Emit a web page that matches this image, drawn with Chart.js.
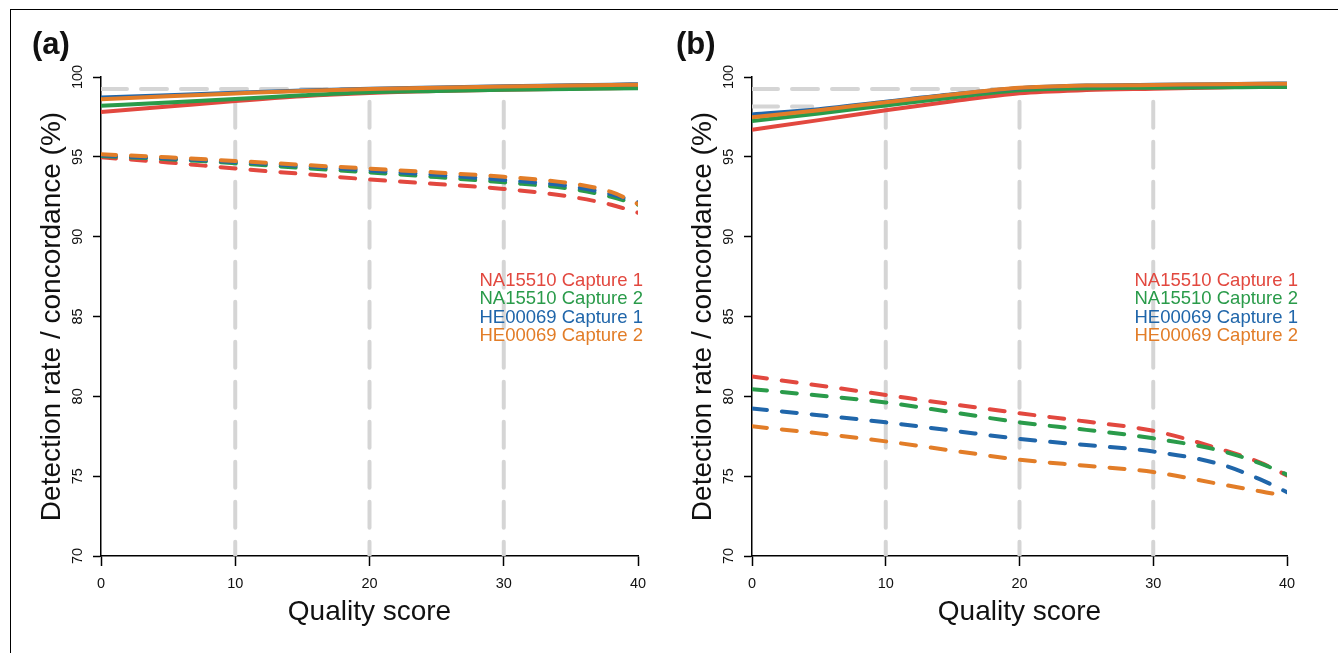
<!DOCTYPE html>
<html><head><meta charset="utf-8">
<script src="https://cdn.jsdelivr.net/npm/chart.js@4"></script>
<style>
html,body{margin:0;padding:0;background:#fff;width:1338px;height:653px;overflow:hidden;position:relative;}
#frame{position:absolute;left:10px;top:9px;width:1400px;height:700px;border-top:1.5px solid #000;border-left:1.5px solid #000;}
canvas{position:absolute;top:0;}
</style></head><body>
<div id="frame"></div>
<canvas id="ca" width="669" height="653" style="left:0"></canvas>
<canvas id="cb" width="669" height="653" style="left:669px"></canvas>
<script>
// ---------- data ----------
const qualities = [0, 5, 10, 15, 20, 25, 30, 35, 38, 40];
const seriesNames = ['NA15510 Capture 1', 'NA15510 Capture 2', 'HE00069 Capture 1', 'HE00069 Capture 2'];
const xTickStep = 10;
const yTickStep = 5;
const yMin = 70, yMax = 100, xMin = 0, xMax = 40;

// panel (a) concordance (solid)
const aConcNA1 = [97.80, 98.15, 98.50, 98.80, 99.00, 99.12, 99.20, 99.27, 99.30, 99.32];
const aConcNA2 = [98.20, 98.40, 98.62, 98.85, 99.05, 99.13, 99.20, 99.25, 99.28, 99.30];
const aConcHE1 = [98.72, 98.86, 99.01, 99.15, 99.27, 99.35, 99.42, 99.48, 99.52, 99.55];
const aConcHE2 = [98.60, 98.80, 98.97, 99.13, 99.25, 99.33, 99.40, 99.46, 99.50, 99.52];
// panel (a) detection rate (dashed)
const aDetNA1 = [94.97, 94.65, 94.27, 93.93, 93.58, 93.30, 92.99, 92.50, 92.00, 91.50];
const aDetNA2 = [95.05, 94.85, 94.60, 94.30, 94.03, 93.73, 93.40, 93.00, 92.50, 92.00];
const aDetHE1 = [95.10, 94.90, 94.68, 94.42, 94.15, 93.87, 93.55, 93.15, 92.65, 92.15];
const aDetHE2 = [95.16, 94.97, 94.74, 94.50, 94.26, 94.02, 93.75, 93.34, 92.80, 92.05];

// panel (b) concordance (solid)
const bConcNA1 = [96.70, 97.30, 97.92, 98.48, 98.98, 99.18, 99.27, 99.35, 99.40, 99.42];
const bConcNA2 = [97.25, 97.72, 98.22, 98.72, 99.17, 99.29, 99.33, 99.36, 99.37, 99.38];
const bConcHE1 = [97.65, 97.98, 98.45, 98.92, 99.30, 99.46, 99.51, 99.55, 99.57, 99.60];
const bConcHE2 = [97.48, 97.92, 98.42, 98.90, 99.32, 99.46, 99.50, 99.55, 99.57, 99.58];
// panel (b) detection rate (dashed)
const bDetNA1 = [81.24, 80.68, 80.09, 79.50, 78.94, 78.42, 77.84, 76.70, 75.85, 75.05];
const bDetNA2 = [80.45, 80.05, 79.62, 79.00, 78.37, 77.90, 77.37, 76.60, 75.80, 75.10];
const bDetHE1 = [79.24, 78.82, 78.37, 77.85, 77.33, 76.95, 76.54, 75.75, 74.80, 74.00];
const bDetHE2 = [78.12, 77.68, 77.18, 76.60, 76.03, 75.65, 75.26, 74.50, 74.05, 73.75];

// grey reference lines
const refQualities = [10, 20, 30];
const refTop = 98.45;
const aGreyLevels = [{ y: 99.25, xEnd: 22 }];
const bGreyLevels = [{ y: 99.25, xEnd: 21 }, { y: 98.15, xEnd: 4.5 }];

// ---------- styles ----------
const seriesColors = ['#e2483f', '#2a9b4a', '#2066aa', '#e27d28'];
const grey = '#d5d5d5';
const FONT = '"Liberation Sans", Arial, Helvetica, sans-serif';

function pts(ys) { return qualities.map((q, i) => ({ x: q, y: ys[i] })); }

function buildDatasets(conc, det, greyLevels) {
  const list = []; // bottom -> top
  refQualities.forEach(q => list.push({
    data: [{ x: q, y: refTop }, { x: q, y: yMin }],
    borderColor: grey, borderWidth: 4, borderDash: [26, 14], borderCapStyle: 'round',
    pointRadius: 0, fill: false, tension: 0
  }));
  greyLevels.forEach(g => list.push({
    data: [{ x: xMin, y: g.y }, { x: g.xEnd, y: g.y }],
    borderColor: grey, borderWidth: 4, borderDash: [26, 14], borderCapStyle: 'round',
    pointRadius: 0, fill: false, tension: 0
  }));
  det.forEach((ys, i) => list.push({
    label: seriesNames[i], data: pts(ys),
    borderColor: seriesColors[i], borderWidth: 4, borderDash: [15, 15], borderCapStyle: 'round',
    pointRadius: 0, fill: false, cubicInterpolationMode: 'monotone'
  }));
  conc.forEach((ys, i) => list.push({
    label: seriesNames[i], data: pts(ys),
    borderColor: seriesColors[i], borderWidth: 4, borderCapStyle: 'butt',
    pointRadius: 0, fill: false, cubicInterpolationMode: 'monotone'
  }));
  const n = list.length;
  list.forEach((d, i) => { d.order = n - i; });
  return list;
}

const sideText = {
  id: 'sideText',
  afterDraw(chart, args, o) {
    const { ctx, chartArea } = chart;
    ctx.save();
    ctx.font = '18.5px ' + FONT;
    ctx.textAlign = 'right';
    ctx.textBaseline = 'alphabetic';
    seriesNames.forEach((name, i) => {
      ctx.fillStyle = seriesColors[i];
      ctx.fillText(name, chartArea.right + o.dx, chartArea.top + 209 + i * 18.3);
    });
    ctx.fillStyle = '#111';
    ctx.font = 'bold 31px ' + FONT;
    ctx.textAlign = 'left';
    ctx.fillText(o.label, o.lx, 54);
    ctx.restore();
  }
};

function makeChart(id, datasets, padLeft, padRight, legendDx, label, labelX) {
  return new Chart(document.getElementById(id), {
    type: 'line',
    data: { datasets },
    plugins: [sideText],
    options: {
      responsive: false, animation: false, devicePixelRatio: 1,
      layout: { padding: { left: padLeft, right: padRight, top: 77, bottom: 0 } },
      plugins: {
        legend: { display: false }, tooltip: { enabled: false },
        sideText: { dx: legendDx, label: label, lx: labelX }
      },
      scales: {
        x: {
          type: 'linear', min: xMin, max: xMax,
          ticks: { stepSize: xTickStep, color: '#111', font: { family: FONT, size: 14.5 }, padding: 9, maxRotation: 0 },
          grid: { drawOnChartArea: false, drawTicks: true, tickLength: 10, tickWidth: 1.5, tickColor: '#000' },
          border: { display: true, color: '#000', width: 1.5 },
          title: { display: true, text: 'Quality score', color: '#111', font: { family: FONT, size: 28 }, padding: { top: 0, bottom: 24 } },
          afterFit(s) { s.height = 97; }
        },
        y: {
          type: 'linear', min: yMin, max: yMax,
          ticks: { stepSize: yTickStep, color: '#111', font: { family: FONT, size: 14.5 }, padding: 3, minRotation: 90, maxRotation: 90, crossAlign: 'center' },
          grid: { drawOnChartArea: false, drawTicks: true, tickLength: 8, tickWidth: 1.5, tickColor: '#000' },
          border: { display: true, color: '#000', width: 1.5 },
          title: { display: true, text: 'Detection rate / concordance (%)', color: '#111', font: { family: FONT, size: 28 }, padding: { top: 4, bottom: 0 } },
          afterFit(s) { s.width = 70; }
        }
      }
    }
  });
}

makeChart('ca', buildDatasets([aConcNA1, aConcNA2, aConcHE1, aConcHE2], [aDetNA1, aDetNA2, aDetHE1, aDetHE2], aGreyLevels), 31, 31, 5, '(a)', 32);
makeChart('cb', buildDatasets([bConcNA1, bConcNA2, bConcHE1, bConcHE2], [bDetNA1, bDetNA2, bDetHE1, bDetHE2], bGreyLevels), 13, 51, 11, '(b)', 7);
</script>
</body></html>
========================================
### [Work to be completed]
Except for the pictures, reproduce every line exactly.

### [Task response]
Emit a web page that matches this image, drawn with Chart.js.
<!DOCTYPE html>
<html><head><meta charset="utf-8">
<script src="https://cdn.jsdelivr.net/npm/chart.js@4"></script>
<style>
html,body{margin:0;padding:0;background:#fff;width:1338px;height:653px;overflow:hidden;position:relative;}
#frame{position:absolute;left:10px;top:9px;width:1400px;height:700px;border-top:1.5px solid #000;border-left:1.5px solid #000;}
canvas{position:absolute;top:0;}
</style></head><body>
<div id="frame"></div>
<canvas id="ca" width="669" height="653" style="left:0"></canvas>
<canvas id="cb" width="669" height="653" style="left:669px"></canvas>
<script>
// ---------- data ----------
const qualities = [0, 5, 10, 15, 20, 25, 30, 35, 38, 40];
const seriesNames = ['NA15510 Capture 1', 'NA15510 Capture 2', 'HE00069 Capture 1', 'HE00069 Capture 2'];
const xTickStep = 10;
const yTickStep = 5;
const yMin = 70, yMax = 100, xMin = 0, xMax = 40;

// panel (a) concordance (solid)
const aConcNA1 = [97.80, 98.15, 98.50, 98.80, 99.00, 99.12, 99.20, 99.27, 99.30, 99.32];
const aConcNA2 = [98.20, 98.40, 98.62, 98.85, 99.05, 99.13, 99.20, 99.25, 99.28, 99.30];
const aConcHE1 = [98.72, 98.86, 99.01, 99.15, 99.27, 99.35, 99.42, 99.48, 99.52, 99.55];
const aConcHE2 = [98.60, 98.80, 98.97, 99.13, 99.25, 99.33, 99.40, 99.46, 99.50, 99.52];
// panel (a) detection rate (dashed)
const aDetNA1 = [94.97, 94.65, 94.27, 93.93, 93.58, 93.30, 92.99, 92.50, 92.00, 91.50];
const aDetNA2 = [95.05, 94.85, 94.60, 94.30, 94.03, 93.73, 93.40, 93.00, 92.50, 92.00];
const aDetHE1 = [95.10, 94.90, 94.68, 94.42, 94.15, 93.87, 93.55, 93.15, 92.65, 92.15];
const aDetHE2 = [95.16, 94.97, 94.74, 94.50, 94.26, 94.02, 93.75, 93.34, 92.80, 92.05];

// panel (b) concordance (solid)
const bConcNA1 = [96.70, 97.30, 97.92, 98.48, 98.98, 99.18, 99.27, 99.35, 99.40, 99.42];
const bConcNA2 = [97.25, 97.72, 98.22, 98.72, 99.17, 99.29, 99.33, 99.36, 99.37, 99.38];
const bConcHE1 = [97.65, 97.98, 98.45, 98.92, 99.30, 99.46, 99.51, 99.55, 99.57, 99.60];
const bConcHE2 = [97.48, 97.92, 98.42, 98.90, 99.32, 99.46, 99.50, 99.55, 99.57, 99.58];
// panel (b) detection rate (dashed)
const bDetNA1 = [81.24, 80.68, 80.09, 79.50, 78.94, 78.42, 77.84, 76.70, 75.85, 75.05];
const bDetNA2 = [80.45, 80.05, 79.62, 79.00, 78.37, 77.90, 77.37, 76.60, 75.80, 75.10];
const bDetHE1 = [79.24, 78.82, 78.37, 77.85, 77.33, 76.95, 76.54, 75.75, 74.80, 74.00];
const bDetHE2 = [78.12, 77.68, 77.18, 76.60, 76.03, 75.65, 75.26, 74.50, 74.05, 73.75];

// grey reference lines
const refQualities = [10, 20, 30];
const refTop = 98.45;
const aGreyLevels = [{ y: 99.25, xEnd: 22 }];
const bGreyLevels = [{ y: 99.25, xEnd: 21 }, { y: 98.15, xEnd: 4.5 }];

// ---------- styles ----------
const seriesColors = ['#e2483f', '#2a9b4a', '#2066aa', '#e27d28'];
const grey = '#d5d5d5';
const FONT = '"Liberation Sans", Arial, Helvetica, sans-serif';

function pts(ys) { return qualities.map((q, i) => ({ x: q, y: ys[i] })); }

function buildDatasets(conc, det, greyLevels) {
  const list = []; // bottom -> top
  refQualities.forEach(q => list.push({
    data: [{ x: q, y: refTop }, { x: q, y: yMin }],
    borderColor: grey, borderWidth: 4, borderDash: [26, 14], borderCapStyle: 'round',
    pointRadius: 0, fill: false, tension: 0
  }));
  greyLevels.forEach(g => list.push({
    data: [{ x: xMin, y: g.y }, { x: g.xEnd, y: g.y }],
    borderColor: grey, borderWidth: 4, borderDash: [26, 14], borderCapStyle: 'round',
    pointRadius: 0, fill: false, tension: 0
  }));
  det.forEach((ys, i) => list.push({
    label: seriesNames[i], data: pts(ys),
    borderColor: seriesColors[i], borderWidth: 4, borderDash: [15, 15], borderCapStyle: 'round',
    pointRadius: 0, fill: false, cubicInterpolationMode: 'monotone'
  }));
  conc.forEach((ys, i) => list.push({
    label: seriesNames[i], data: pts(ys),
    borderColor: seriesColors[i], borderWidth: 4, borderCapStyle: 'butt',
    pointRadius: 0, fill: false, cubicInterpolationMode: 'monotone'
  }));
  const n = list.length;
  list.forEach((d, i) => { d.order = n - i; });
  return list;
}

const sideText = {
  id: 'sideText',
  afterDraw(chart, args, o) {
    const { ctx, chartArea } = chart;
    ctx.save();
    ctx.font = '18.5px ' + FONT;
    ctx.textAlign = 'right';
    ctx.textBaseline = 'alphabetic';
    seriesNames.forEach((name, i) => {
      ctx.fillStyle = seriesColors[i];
      ctx.fillText(name, chartArea.right + o.dx, chartArea.top + 209 + i * 18.3);
    });
    ctx.fillStyle = '#111';
    ctx.font = 'bold 31px ' + FONT;
    ctx.textAlign = 'left';
    ctx.fillText(o.label, o.lx, 54);
    ctx.restore();
  }
};

function makeChart(id, datasets, padLeft, padRight, legendDx, label, labelX) {
  return new Chart(document.getElementById(id), {
    type: 'line',
    data: { datasets },
    plugins: [sideText],
    options: {
      responsive: false, animation: false, devicePixelRatio: 1,
      layout: { padding: { left: padLeft, right: padRight, top: 77, bottom: 0 } },
      plugins: {
        legend: { display: false }, tooltip: { enabled: false },
        sideText: { dx: legendDx, label: label, lx: labelX }
      },
      scales: {
        x: {
          type: 'linear', min: xMin, max: xMax,
          ticks: { stepSize: xTickStep, color: '#111', font: { family: FONT, size: 14.5 }, padding: 9, maxRotation: 0 },
          grid: { drawOnChartArea: false, drawTicks: true, tickLength: 10, tickWidth: 1.5, tickColor: '#000' },
          border: { display: true, color: '#000', width: 1.5 },
          title: { display: true, text: 'Quality score', color: '#111', font: { family: FONT, size: 28 }, padding: { top: 0, bottom: 24 } },
          afterFit(s) { s.height = 97; }
        },
        y: {
          type: 'linear', min: yMin, max: yMax,
          ticks: { stepSize: yTickStep, color: '#111', font: { family: FONT, size: 14.5 }, padding: 3, minRotation: 90, maxRotation: 90, crossAlign: 'center' },
          grid: { drawOnChartArea: false, drawTicks: true, tickLength: 8, tickWidth: 1.5, tickColor: '#000' },
          border: { display: true, color: '#000', width: 1.5 },
          title: { display: true, text: 'Detection rate / concordance (%)', color: '#111', font: { family: FONT, size: 28 }, padding: { top: 4, bottom: 0 } },
          afterFit(s) { s.width = 70; }
        }
      }
    }
  });
}

makeChart('ca', buildDatasets([aConcNA1, aConcNA2, aConcHE1, aConcHE2], [aDetNA1, aDetNA2, aDetHE1, aDetHE2], aGreyLevels), 31, 31, 5, '(a)', 32);
makeChart('cb', buildDatasets([bConcNA1, bConcNA2, bConcHE1, bConcHE2], [bDetNA1, bDetNA2, bDetHE1, bDetHE2], bGreyLevels), 13, 51, 11, '(b)', 7);
</script>
</body></html>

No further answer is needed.